**Objective**. Output every line below exactly.

**Data for this task**.
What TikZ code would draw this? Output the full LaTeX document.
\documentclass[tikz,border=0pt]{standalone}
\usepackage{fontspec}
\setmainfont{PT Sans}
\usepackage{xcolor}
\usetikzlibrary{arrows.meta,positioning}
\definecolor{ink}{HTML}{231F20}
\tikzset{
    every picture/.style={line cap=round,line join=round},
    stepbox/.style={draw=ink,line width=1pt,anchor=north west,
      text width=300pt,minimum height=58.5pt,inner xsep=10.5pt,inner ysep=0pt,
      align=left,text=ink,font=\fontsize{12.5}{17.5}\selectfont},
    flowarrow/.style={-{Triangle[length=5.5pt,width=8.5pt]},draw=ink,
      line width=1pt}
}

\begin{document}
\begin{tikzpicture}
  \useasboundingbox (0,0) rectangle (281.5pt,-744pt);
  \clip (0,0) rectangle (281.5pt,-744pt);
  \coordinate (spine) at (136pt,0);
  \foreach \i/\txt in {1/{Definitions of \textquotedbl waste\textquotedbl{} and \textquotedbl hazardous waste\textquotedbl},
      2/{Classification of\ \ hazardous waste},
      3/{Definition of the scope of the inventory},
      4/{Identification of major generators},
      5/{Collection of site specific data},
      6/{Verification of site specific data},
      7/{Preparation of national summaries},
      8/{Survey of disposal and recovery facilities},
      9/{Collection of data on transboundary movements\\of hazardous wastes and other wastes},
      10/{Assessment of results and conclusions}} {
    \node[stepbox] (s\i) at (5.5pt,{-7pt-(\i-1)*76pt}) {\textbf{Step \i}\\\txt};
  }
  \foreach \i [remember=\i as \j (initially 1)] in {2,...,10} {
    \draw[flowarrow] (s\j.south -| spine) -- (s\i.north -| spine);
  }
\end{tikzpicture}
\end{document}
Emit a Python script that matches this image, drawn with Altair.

**Solution to this problem**.
What TikZ code would draw this? Output the full LaTeX document.
\documentclass[tikz,border=0pt]{standalone}
\usepackage{fontspec}
\setmainfont{PT Sans}
\usepackage{xcolor}
\usetikzlibrary{arrows.meta,positioning}
\definecolor{ink}{HTML}{231F20}
\tikzset{
    every picture/.style={line cap=round,line join=round},
    stepbox/.style={draw=ink,line width=1pt,anchor=north west,
      text width=300pt,minimum height=58.5pt,inner xsep=10.5pt,inner ysep=0pt,
      align=left,text=ink,font=\fontsize{12.5}{17.5}\selectfont},
    flowarrow/.style={-{Triangle[length=5.5pt,width=8.5pt]},draw=ink,
      line width=1pt}
}

\begin{document}
\begin{tikzpicture}
  \useasboundingbox (0,0) rectangle (281.5pt,-744pt);
  \clip (0,0) rectangle (281.5pt,-744pt);
  \coordinate (spine) at (136pt,0);
  \foreach \i/\txt in {1/{Definitions of \textquotedbl waste\textquotedbl{} and \textquotedbl hazardous waste\textquotedbl},
      2/{Classification of\ \ hazardous waste},
      3/{Definition of the scope of the inventory},
      4/{Identification of major generators},
      5/{Collection of site specific data},
      6/{Verification of site specific data},
      7/{Preparation of national summaries},
      8/{Survey of disposal and recovery facilities},
      9/{Collection of data on transboundary movements\\of hazardous wastes and other wastes},
      10/{Assessment of results and conclusions}} {
    \node[stepbox] (s\i) at (5.5pt,{-7pt-(\i-1)*76pt}) {\textbf{Step \i}\\\txt};
  }
  \foreach \i [remember=\i as \j (initially 1)] in {2,...,10} {
    \draw[flowarrow] (s\j.south -| spine) -- (s\i.north -| spine);
  }
\end{tikzpicture}
\end{document}
Emit a Python script that matches this image, drawn with Altair.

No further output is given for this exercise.